Still, in compiling all this information, there’s a risk that the Post provides a hostile foreign power looking to infiltrate the U.S. security apparatus now has an online yellow pages for sending out his resume. Ironically, the very nature of the phenomenon Priest and Arkin document might be enough to foil an infiltrator. Security agencies and their companies produce more information than anyone can consume, adding uncertain value to the amount of information already public. And the spigot — contained in congressional budgets that are either politically sacrosanct or entirely secret — doesn’t seem to be able to close. One impressed observer notes to the paper about a useless intel program scheduled for closure, ”Like a zombie, it keeps on living.”

That rise in what might be called the counterterrorism-industrial complex is a story we’ve covered since this blog set up shop in 2007, as have many of our friends, because privatized intelligence is one of the major security developments of the last decade-plus. It’s also been enshrouded by near-baroque secrecy. The intelligence community would not even disclose just how many contractors it employs, for instance, until the Post did so.

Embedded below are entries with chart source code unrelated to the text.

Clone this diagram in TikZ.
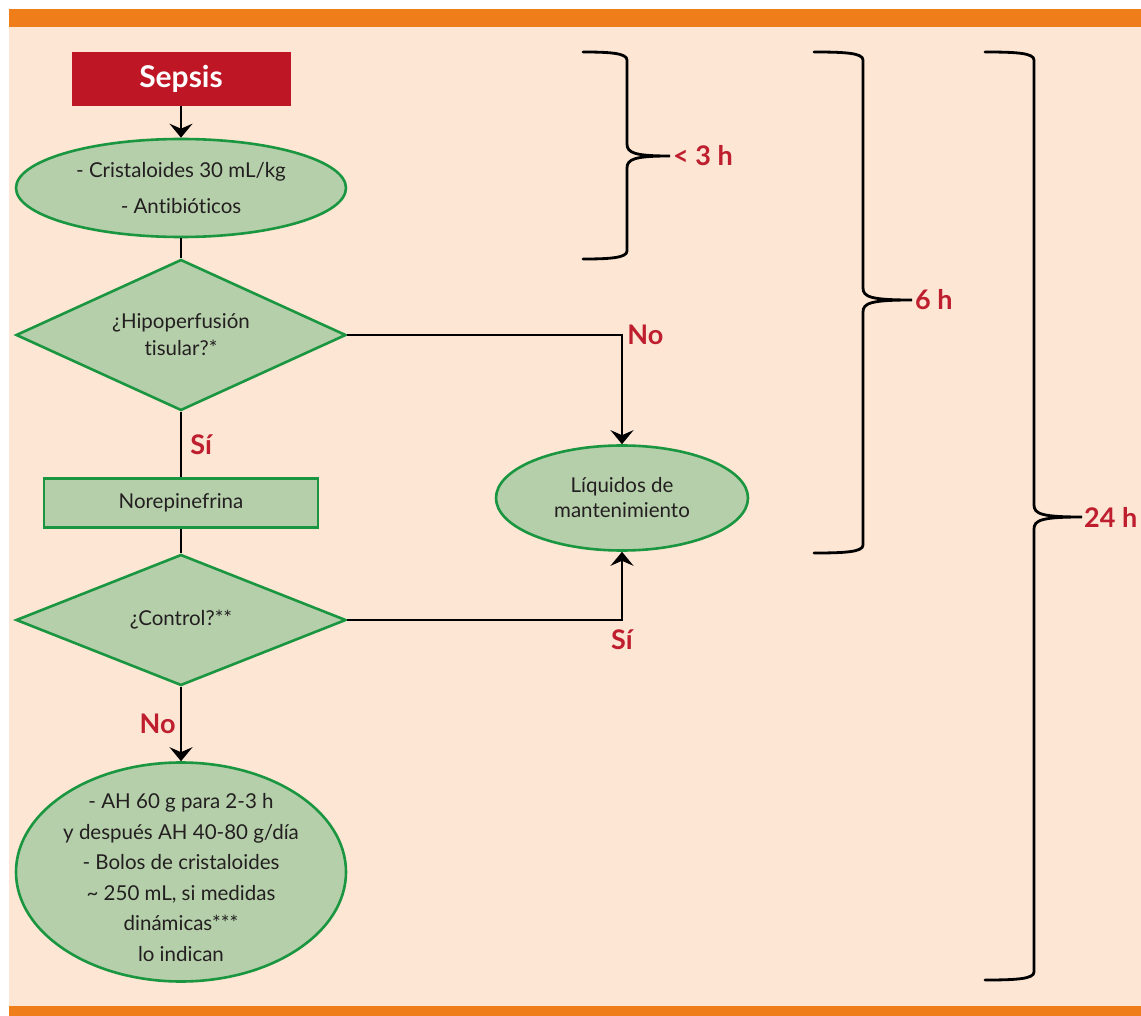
\documentclass[tikz,border=0pt]{standalone}
\usepackage{fontspec}
\setmainfont[Ligatures={NoCommon}]{Lato}
\usetikzlibrary{shapes.geometric,arrows.meta}
\definecolor{orangebar}{RGB}{239,125,26}
\definecolor{peach}{RGB}{253,230,212}
\definecolor{sepsisred}{RGB}{190,22,36}
\definecolor{greenfill}{RGB}{181,207,170}
\definecolor{greenline}{RGB}{26,150,64}
\definecolor{txt}{RGB}{35,31,32}
\definecolor{labred}{RGB}{190,30,45}
\newcommand\drawmybrace[6]{%
  \draw[bracestyle] (#1,#4) .. controls (#2-18,#4) and (#2,#4+1) .. (#2,#4+8)
    -- (#2,#5-12) .. controls (#2,#5-3) and (#2+8,#5) .. (#3,#5)
    .. controls (#2+8,#5) and (#2,#5+3) .. (#2,#5+12)
    -- (#2,#6-8) .. controls (#2,#6-1) and (#2-18,#6) .. (#1,#6);}
\begin{document}
\begin{tikzpicture}[x=1pt,y=-1pt,
  every node/.style={font=\fontsize{20.5}{25}\selectfont, text=txt},
  gshape/.style={draw=greenline, line width=2.6pt, fill=greenfill, inner sep=0pt, align=center},
  ellbox/.style={gshape, ellipse},
  diabox/.style={gshape, diamond, aspect=2.2},
  rectbox/.style={gshape, rectangle},
  conn/.style={line width=2.8pt, draw=black},
  arr/.style={conn, -{Stealth[length=14pt,width=23pt,inset=5pt]}},
  lab/.style={font=\fontsize{27}{30}\selectfont\bfseries, text=labred, inner sep=0pt},
  bracestyle/.style={line width=2.8pt, line cap=round}
]
\useasboundingbox (0,0) rectangle (1141,1016);
\fill[white] (0,0) rectangle (1141,1016);
\fill[peach] (9,27) rectangle (1141,1006);
\fill[orangebar] (9,9) rectangle (1141,27);
\fill[orangebar] (9,1006) rectangle (1141,1016);

\node[fill=sepsisred, minimum width=219pt, minimum height=54pt, inner sep=0pt,
      text=white, font=\fontsize{30}{32}\selectfont\bfseries] (sepsis) at (181,79) {Sepsis};
\node[ellbox, minimum width=330pt, minimum height=98pt] (cris) at (181,188)
  {- Cristaloides 30 mL/kg\\[11pt]- Antibióticos};
\node[diabox, minimum width=330pt, minimum height=151pt] (hipo) at (181,335)
  {¿Hipoperfusión\\[2pt]tisular?*};
\node[rectbox, minimum width=274pt, minimum height=49pt] (nore) at (181,503) {Norepinefrina};
\node[diabox, minimum width=330pt, minimum height=131pt] (ctrl) at (181,620) {¿Control?**};
\node[ellbox, minimum width=252pt, minimum height=105pt] (liq) at (622,498)
  {Líquidos de\\mantenimiento};
\node[ellbox, minimum width=330pt, minimum height=219pt, inner xsep=-16pt, inner ysep=-30pt,
      font=\fontsize{20.5}{30.5}\selectfont] (ah) at (181,872)
  {\rule{0pt}{26pt}- AH 60 g para 2-3 h\\y después AH 40-80 g/día\\- Bolos de cristaloides\\\textasciitilde{} 250 mL, si medidas\\dinámicas***\\lo indican};

\draw[arr] (sepsis) -- (cris);
\draw[conn] (cris) -- (hipo);
\draw[conn] (hipo) -- (nore) node[lab, pos=0.5, right=8pt] (si1) {Sí};
\draw[conn] (nore) -- (ctrl);
\draw[arr] (ctrl) -- (ah) node[lab, pos=0.5, left=4pt] (no2) {No};
\draw[arr] (hipo.east) -| (liq.north) node[lab, pos=0.5, right=4pt] (no1) {No};
\draw[arr] (ctrl.east) -| (liq.south) node[lab, pos=0.5, below=8pt] (si2) {Sí};

\drawmybrace{583}{627}{670}{52}{156}{259}
\drawmybrace{814}{863}{912}{52}{300}{553}
\drawmybrace{985}{1034}{1082}{52}{517}{980}
\node[lab, anchor=west] (l3) at (673,156) {< 3 h};
\node[lab, anchor=west] (l6) at (915,300) {6 h};
\node[lab, anchor=west] (l24) at (1084,517) {24 h};
\end{tikzpicture}
\end{document}
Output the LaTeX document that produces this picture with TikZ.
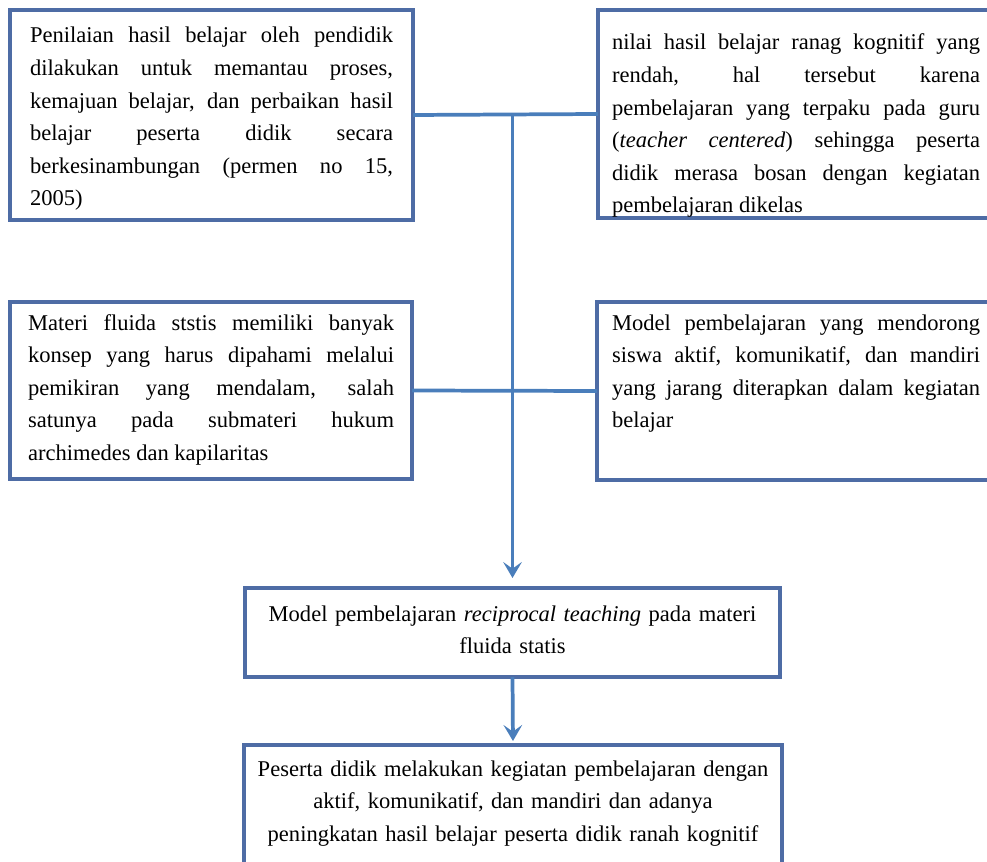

That secrecy has concealed — barely — how inextricable the contractors are from the intelligence community. Take Bill Black, who ended his nearly-40 year career with the National Security Agency in 1997, when he became a vice president of intel contractor SAIC. That lasted for barely two years before Black returned as the agency’s deputy director — with some ideas about what company could revamp NSA’s software. Long story short: several years and a billion dollars later, the only thing the program yielded was an indictment of a whistleblower accused of leaking it to reporter Siobhan Gorman.

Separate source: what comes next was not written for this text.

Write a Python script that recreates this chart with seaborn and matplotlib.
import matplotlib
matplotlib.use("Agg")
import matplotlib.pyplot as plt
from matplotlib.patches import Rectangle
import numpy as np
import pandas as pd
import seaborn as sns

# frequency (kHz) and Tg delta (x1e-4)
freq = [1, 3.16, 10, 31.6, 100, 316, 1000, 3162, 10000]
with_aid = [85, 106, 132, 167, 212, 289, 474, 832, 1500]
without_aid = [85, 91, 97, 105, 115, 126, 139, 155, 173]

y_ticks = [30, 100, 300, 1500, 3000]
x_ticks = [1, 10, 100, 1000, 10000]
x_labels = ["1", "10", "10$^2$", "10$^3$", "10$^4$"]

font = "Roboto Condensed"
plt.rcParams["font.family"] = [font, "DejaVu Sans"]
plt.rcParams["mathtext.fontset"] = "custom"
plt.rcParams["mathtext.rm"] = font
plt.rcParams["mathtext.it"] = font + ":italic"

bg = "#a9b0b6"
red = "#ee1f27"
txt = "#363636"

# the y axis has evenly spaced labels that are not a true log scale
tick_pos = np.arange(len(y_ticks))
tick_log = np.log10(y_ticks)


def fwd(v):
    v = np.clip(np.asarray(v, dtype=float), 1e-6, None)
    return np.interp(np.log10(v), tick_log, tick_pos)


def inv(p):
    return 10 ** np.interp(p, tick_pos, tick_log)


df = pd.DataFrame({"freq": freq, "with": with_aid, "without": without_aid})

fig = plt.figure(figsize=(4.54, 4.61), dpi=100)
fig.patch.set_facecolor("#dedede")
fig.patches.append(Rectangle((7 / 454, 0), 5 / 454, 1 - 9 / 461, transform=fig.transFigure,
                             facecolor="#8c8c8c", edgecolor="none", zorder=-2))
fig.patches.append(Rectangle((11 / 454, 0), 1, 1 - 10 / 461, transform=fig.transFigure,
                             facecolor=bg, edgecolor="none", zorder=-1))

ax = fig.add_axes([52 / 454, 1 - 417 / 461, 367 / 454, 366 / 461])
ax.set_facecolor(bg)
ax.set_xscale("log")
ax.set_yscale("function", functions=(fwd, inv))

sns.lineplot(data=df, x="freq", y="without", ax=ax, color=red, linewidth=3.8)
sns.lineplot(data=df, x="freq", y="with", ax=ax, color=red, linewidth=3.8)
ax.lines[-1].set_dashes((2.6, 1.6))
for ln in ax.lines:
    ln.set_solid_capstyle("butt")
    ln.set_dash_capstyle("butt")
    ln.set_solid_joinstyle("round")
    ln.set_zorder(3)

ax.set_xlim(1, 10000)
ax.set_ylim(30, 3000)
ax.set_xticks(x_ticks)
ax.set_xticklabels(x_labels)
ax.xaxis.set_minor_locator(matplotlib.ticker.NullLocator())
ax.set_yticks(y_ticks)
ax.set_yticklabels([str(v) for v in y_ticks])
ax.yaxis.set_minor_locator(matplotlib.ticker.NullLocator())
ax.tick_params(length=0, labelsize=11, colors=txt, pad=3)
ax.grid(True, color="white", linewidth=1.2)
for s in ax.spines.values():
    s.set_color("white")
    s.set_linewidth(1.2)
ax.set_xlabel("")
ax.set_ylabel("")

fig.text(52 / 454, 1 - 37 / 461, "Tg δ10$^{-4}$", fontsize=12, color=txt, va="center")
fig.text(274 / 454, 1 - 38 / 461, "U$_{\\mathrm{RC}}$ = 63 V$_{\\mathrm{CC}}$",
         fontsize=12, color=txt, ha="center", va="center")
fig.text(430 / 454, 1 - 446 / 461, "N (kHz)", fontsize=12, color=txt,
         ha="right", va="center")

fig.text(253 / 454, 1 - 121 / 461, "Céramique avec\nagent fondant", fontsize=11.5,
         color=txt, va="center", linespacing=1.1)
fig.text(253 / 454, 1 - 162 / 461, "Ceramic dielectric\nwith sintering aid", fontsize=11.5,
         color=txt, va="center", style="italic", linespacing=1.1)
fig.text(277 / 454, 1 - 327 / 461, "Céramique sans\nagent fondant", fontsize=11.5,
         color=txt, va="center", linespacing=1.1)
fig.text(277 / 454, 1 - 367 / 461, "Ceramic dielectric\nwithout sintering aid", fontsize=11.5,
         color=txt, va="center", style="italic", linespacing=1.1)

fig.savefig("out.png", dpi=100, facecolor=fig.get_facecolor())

That’s been par for the course after the post-9/11 cash-in. Similar to their military counterparts, intelligence companies (sometimes they’re the same companies) often “bid back” the nation’s spies, enticing veteran intel professionals to the contracting sector with greater salaries — raising the overall price of the U.S. security infrastructure when the spy agencies basically contract out for their old workforce. Want data-mining, or to build a logic layer for your surveillance architecture? Contractors are often able to take a piece of the job with less red tape getting in the way.

Except that the information produced in Top Secret America has questionable ability to thwart, capture or kill terrorists. Umar Farouk Abdulmutallab made his way onto Northwest Airlines Flight 253, and only alert passengers prevented him from detonating a bomb in his underwear. In fairness, the law enforcement and intelligence communities have racked up notable successes in recent years, like arresting Najibullah Zazi before, an indictment alleges, he could place suicide bombers in the New York City subway. And the fact remains that the closest thing the nation has experienced to a second 9/11 came from a deranged Army major who shot up Fort Hood in November, a horrific act that killed over a dozen people, not thousands.

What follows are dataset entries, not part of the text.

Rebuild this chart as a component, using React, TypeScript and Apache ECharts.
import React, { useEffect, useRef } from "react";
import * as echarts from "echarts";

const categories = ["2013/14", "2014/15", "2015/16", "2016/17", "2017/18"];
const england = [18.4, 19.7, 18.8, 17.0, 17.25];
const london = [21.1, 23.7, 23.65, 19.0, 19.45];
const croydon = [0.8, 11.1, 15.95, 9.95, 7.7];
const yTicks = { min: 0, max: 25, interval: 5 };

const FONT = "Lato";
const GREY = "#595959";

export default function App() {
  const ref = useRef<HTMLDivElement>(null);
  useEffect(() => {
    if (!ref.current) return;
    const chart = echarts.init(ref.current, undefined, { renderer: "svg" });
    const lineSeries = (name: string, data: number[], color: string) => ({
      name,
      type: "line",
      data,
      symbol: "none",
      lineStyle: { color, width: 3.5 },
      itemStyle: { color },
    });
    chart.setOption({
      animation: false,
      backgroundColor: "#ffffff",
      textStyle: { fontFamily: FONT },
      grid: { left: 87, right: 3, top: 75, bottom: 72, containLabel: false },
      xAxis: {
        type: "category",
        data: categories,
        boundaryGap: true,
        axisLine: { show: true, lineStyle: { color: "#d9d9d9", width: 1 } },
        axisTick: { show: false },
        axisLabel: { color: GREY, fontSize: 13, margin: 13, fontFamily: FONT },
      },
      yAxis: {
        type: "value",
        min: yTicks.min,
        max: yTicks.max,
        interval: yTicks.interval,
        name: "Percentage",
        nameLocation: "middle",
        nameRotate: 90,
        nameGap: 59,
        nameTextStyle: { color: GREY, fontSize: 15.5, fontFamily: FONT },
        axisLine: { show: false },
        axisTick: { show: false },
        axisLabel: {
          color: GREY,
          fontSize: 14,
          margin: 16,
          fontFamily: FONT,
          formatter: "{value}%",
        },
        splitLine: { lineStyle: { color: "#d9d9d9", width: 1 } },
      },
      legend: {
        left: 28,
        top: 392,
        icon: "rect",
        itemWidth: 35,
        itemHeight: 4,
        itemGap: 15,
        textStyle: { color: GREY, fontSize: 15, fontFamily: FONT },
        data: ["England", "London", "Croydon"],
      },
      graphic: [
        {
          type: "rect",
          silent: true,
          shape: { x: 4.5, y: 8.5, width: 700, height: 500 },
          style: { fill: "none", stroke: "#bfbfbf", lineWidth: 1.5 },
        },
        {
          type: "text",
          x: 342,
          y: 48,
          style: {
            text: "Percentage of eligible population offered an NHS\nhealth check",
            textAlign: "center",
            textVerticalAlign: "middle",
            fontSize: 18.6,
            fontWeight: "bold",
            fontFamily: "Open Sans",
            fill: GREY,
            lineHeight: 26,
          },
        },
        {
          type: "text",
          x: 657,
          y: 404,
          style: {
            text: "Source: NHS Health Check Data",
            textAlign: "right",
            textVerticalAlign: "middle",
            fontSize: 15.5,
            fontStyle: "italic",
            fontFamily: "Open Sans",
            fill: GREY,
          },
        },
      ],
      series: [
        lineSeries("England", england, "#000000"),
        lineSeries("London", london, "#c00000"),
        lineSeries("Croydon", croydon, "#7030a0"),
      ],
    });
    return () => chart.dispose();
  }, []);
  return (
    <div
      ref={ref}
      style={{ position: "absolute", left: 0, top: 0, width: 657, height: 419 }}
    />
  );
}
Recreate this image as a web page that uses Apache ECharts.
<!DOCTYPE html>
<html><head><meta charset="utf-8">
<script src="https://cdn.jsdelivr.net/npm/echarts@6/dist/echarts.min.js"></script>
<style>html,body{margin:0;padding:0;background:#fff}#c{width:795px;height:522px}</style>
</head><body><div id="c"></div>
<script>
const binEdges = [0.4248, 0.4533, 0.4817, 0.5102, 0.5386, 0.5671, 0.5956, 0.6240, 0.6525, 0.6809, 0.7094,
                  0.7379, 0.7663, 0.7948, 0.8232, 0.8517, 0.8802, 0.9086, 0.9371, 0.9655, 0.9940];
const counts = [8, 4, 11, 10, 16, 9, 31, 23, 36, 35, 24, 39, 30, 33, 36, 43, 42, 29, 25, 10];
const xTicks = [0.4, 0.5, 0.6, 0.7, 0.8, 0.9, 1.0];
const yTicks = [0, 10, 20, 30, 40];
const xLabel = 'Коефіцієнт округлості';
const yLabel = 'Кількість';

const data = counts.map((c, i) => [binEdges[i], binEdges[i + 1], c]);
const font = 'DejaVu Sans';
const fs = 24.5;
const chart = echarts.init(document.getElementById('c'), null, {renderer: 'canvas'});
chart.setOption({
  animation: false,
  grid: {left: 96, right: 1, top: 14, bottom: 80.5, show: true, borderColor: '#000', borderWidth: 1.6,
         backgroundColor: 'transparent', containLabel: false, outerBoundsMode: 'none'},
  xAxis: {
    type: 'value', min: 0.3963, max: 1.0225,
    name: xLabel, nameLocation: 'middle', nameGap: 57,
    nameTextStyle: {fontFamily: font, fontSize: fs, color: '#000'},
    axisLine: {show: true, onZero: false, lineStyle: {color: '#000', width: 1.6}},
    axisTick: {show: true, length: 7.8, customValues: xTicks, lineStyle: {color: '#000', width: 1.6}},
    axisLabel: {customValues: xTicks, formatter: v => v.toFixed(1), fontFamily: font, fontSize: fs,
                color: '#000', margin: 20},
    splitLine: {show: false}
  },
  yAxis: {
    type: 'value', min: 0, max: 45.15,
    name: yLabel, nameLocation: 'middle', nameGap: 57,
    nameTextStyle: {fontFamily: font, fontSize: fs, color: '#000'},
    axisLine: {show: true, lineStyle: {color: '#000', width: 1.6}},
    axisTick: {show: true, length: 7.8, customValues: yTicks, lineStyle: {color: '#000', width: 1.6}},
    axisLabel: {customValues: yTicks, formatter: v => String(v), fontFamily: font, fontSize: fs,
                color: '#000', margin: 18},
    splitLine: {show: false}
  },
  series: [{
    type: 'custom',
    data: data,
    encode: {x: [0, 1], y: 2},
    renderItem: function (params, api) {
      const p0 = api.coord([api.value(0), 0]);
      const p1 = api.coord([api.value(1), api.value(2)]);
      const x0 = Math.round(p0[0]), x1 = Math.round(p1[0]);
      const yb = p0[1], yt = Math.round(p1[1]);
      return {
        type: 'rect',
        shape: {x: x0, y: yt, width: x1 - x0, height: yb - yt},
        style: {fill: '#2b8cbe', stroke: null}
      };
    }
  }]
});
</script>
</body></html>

Still, this is a critique that resonates:

When Maj. Gen. John M. Custer was the director of intelligence at U.S. Central Command, he grew angry at how little helpful information came out of the NCTC. In 2007, he visited its director at the time, retired Vice Adm. John Scott Redd, to tell him so. “I told him that after 41/2 years, this organization had never produced one shred of information that helped me prosecute three wars!” he said loudly, leaning over the table during an interview.